Since three of her children are in public school, Hauer’s homeschool schedule follows the public school schedule for breaks and summer vacation.
Enquist, on the other hand, describes her family as year-rounders, meaning they do school throughout the year.
“We consider all learning,” Enquist said. “Whether we’re at church, whether we’re in Yellowstone—we just were on a road trip to Yellowstone—there’s learning on vacation if you make use of it.”
The Enquists and Hauers are just two of thousands of Montana families who have chosen to homeschool their kids. According to the Montana Office of Public Instruction, 9,868 kids were homeschooled during the 2020-2021 school year—that is 6.1% of total enrollment.
Homeschooling has also grown over the past three years, from 5,743 kids homeschooled during the 2018-2019 school year, to 5,815 in 2019-2020, to the nearly 10,000 in homeschool this past school year.
Hauer runs a homeschool group in the Helena area, the Enrichment Co-Op, and she said she has noticed that growth.
“We saw a 25% increase this year in families,” Hauer said.
Hauer said about 120 kids are enrolled in the Enrichment Co-Op this year. The program meets on Fridays and provides different parent-led classes for kids, like art, physical education and performance.
Hauer said it’s meant to supplement what kids are learning at home, allow kids to socialize, and let parents mingle too.
“The only requirement is you show up and actually be part of it,” Hauer said.
Enquist said she often supplements at-home learning with trips to the library and museums. She said there are also other homeschool families nearby for her kids to socialize with.

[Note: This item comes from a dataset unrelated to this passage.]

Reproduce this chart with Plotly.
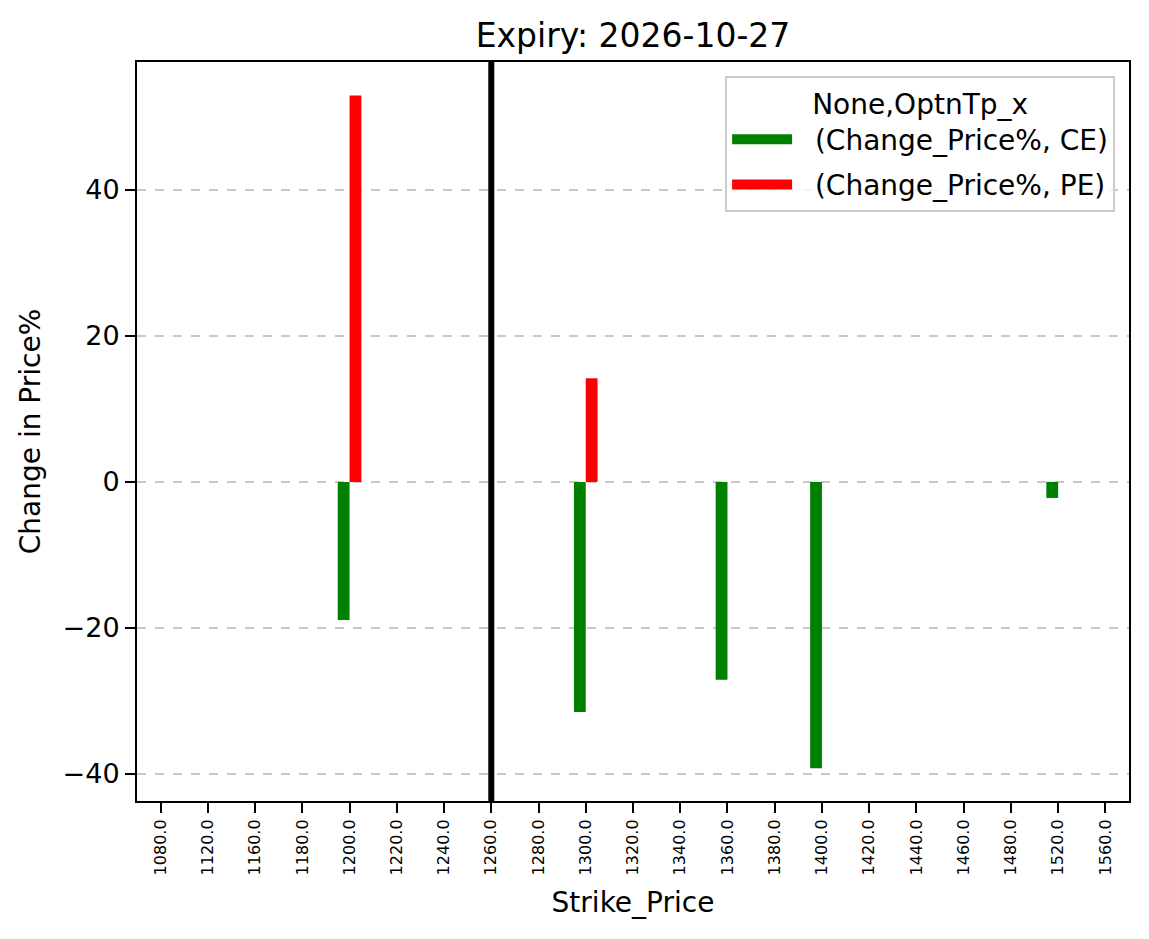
import plotly.graph_objects as go

# strike prices on the x axis (categorical, like pandas bar plot)
strikes = [1080, 1120, 1160, 1180, 1200, 1220, 1240, 1260, 1280, 1300, 1320,
           1340, 1360, 1380, 1400, 1420, 1440, 1460, 1480, 1520, 1560]

# Change_Price% per option type, None where there is no bar
ce_change = [None, None, None, None, -18.9, None, None, None, None, -31.5, None,
             None, -27.1, None, -39.2, None, None, None, None, -2.2, None]
pe_change = [None, None, None, None, 52.9, None, None, None, None, 14.2, None,
             None, None, None, None, None, None, None, None, None, None]

series_names = ["(Change_Price%, CE)", "(Change_Price%, PE)"]
series_colors = ["#008000", "#ff0000"]

spot_strike = 1260
expiry = "2026-10-27"

FONT = "DejaVu Sans"
# the page body adds an 8px margin, so the figure is a bit smaller than the window
W, H = 1141, 931


def build_fig():
    """
    Grouped bar chart of price change for calls and puts per strike
    """
    labels = [f"{s:.1f}" for s in strikes]

    fig = go.Figure()
    for vals, name, color in zip([ce_change, pe_change], series_names, series_colors):
        fig.add_trace(go.Bar(x=labels, y=vals, name=name, showlegend=False,
                             marker=dict(color=color, line=dict(width=0))))
    # legend entries drawn as wide patches, like matplotlib
    for name, color in zip(series_names, series_colors):
        fig.add_trace(go.Scatter(x=[None], y=[None], mode="lines",
                                 name="\u00a0\u00a0" + name, legendgroup=name,
                                 line=dict(color=color, width=18)))

    # black line at the current strike
    fig.add_shape(type="line", xref="x", yref="paper",
                  x0=strikes.index(spot_strike), x1=strikes.index(spot_strike),
                  y0=0, y1=1, line=dict(color="black", width=6))

    fig.update_layout(
        width=W, height=H,
        barmode="group", bargap=0.5, bargroupgap=0,
        plot_bgcolor="white", paper_bgcolor="white",
        font=dict(family=FONT, size=27, color="black"),
        margin=dict(l=129, r=20, t=54, b=138),
        title=dict(text=f"Expiry: {expiry}", x=0.5, xref="paper", xanchor="center",
                   y=1 - 27 / H, yanchor="middle", font=dict(size=33)),
        showlegend=True,
        legend=dict(x=0.986, y=0.981, xanchor="right", yanchor="top",
                    bgcolor="rgba(255,255,255,0.8)", bordercolor="#cccccc", borderwidth=2,
                    itemwidth=60, tracegroupgap=6,
                    title=dict(text="None,OptnTp_x", side="top center", font=dict(size=28)),
                    font=dict(size=28)),
    )

    fig.update_xaxes(
        type="category", range=[-0.5, len(strikes) - 0.5],
        tickangle=-90, tickfont=dict(size=16),
        ticks="outside", ticklen=10, tickwidth=2, tickcolor="black",
        showline=True, linecolor="black", linewidth=2, mirror=True,
        showgrid=False,
        title=dict(text="Strike_Price", standoff=18, font=dict(size=28)),
    )
    fig.update_yaxes(
        range=[-43.7, 57.5],
        tickvals=[-40, -20, 0, 20, 40], ticktext=["\u221240", "\u221220", "0", "20", "40"],
        ticks="outside", ticklen=10, tickwidth=2, tickcolor="black",
        showline=True, linecolor="black", linewidth=2, mirror=True,
        showgrid=True, gridcolor="rgba(176,176,176,0.7)", gridwidth=1.5, griddash="dash",
        zeroline=False,
        title=dict(text="Change in Price%", standoff=14, font=dict(size=28)),
    )
    return fig


fig = build_fig()
fig.write_html("out.html")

“There are kids in town,” Enquist said. “Through Facebook, I’ve met some homeschool families, through church—we have quite a few homeschool families at church.”
While homeschooling is a choice thousands of Montana families make, it isn’t always an easy choice.
Enquist said she uses some boxed curriculum to teach her boys, but she also does a lot of reading of her own to find things that fit her boys’ learning styles.
“The hard part is knowing what to do and how to do it,” Enquist said. “Your kids aren’t all the same, they’re not the same as other kids. A favorite quote of mine is ‘comparison is the thief of all joy.’ Don’t compare.”
Hauer said she uses a set curriculum too, and standardized testing to see how her kids perform, and where she needs to improve as a teacher.
Hauer said she enjoys that homeschooling allows her kids to learn at their own pace.
“The most rewarding thing for me is when they are able to succeed and move on at their pace,” she said. “Sometimes, my second oldest will decide she wants to skip through a whole chapter of math—she’ll read through it all, say ‘I understand all this,’ take the test, and be like, ‘I’m done with that, I got 100% on the test, I’m moving on.’”
Enquist said the freedom of homeschooling has allowed her boys to explore their own interests. Her oldest son has recently taken up drawing—specifically vintage trucks.
“He has taught himself how to draw, I had nothing to do with that,” Enquist said. “I’m letting him explore that.”
Being a full-time parent and full-time teacher can be challenging, but both Enquist and Hauer say it is worth it for them, their kids and their families.
“It’s amazing how when a kid is able to just be who they want to be, how that just changes everything,” Hauer said.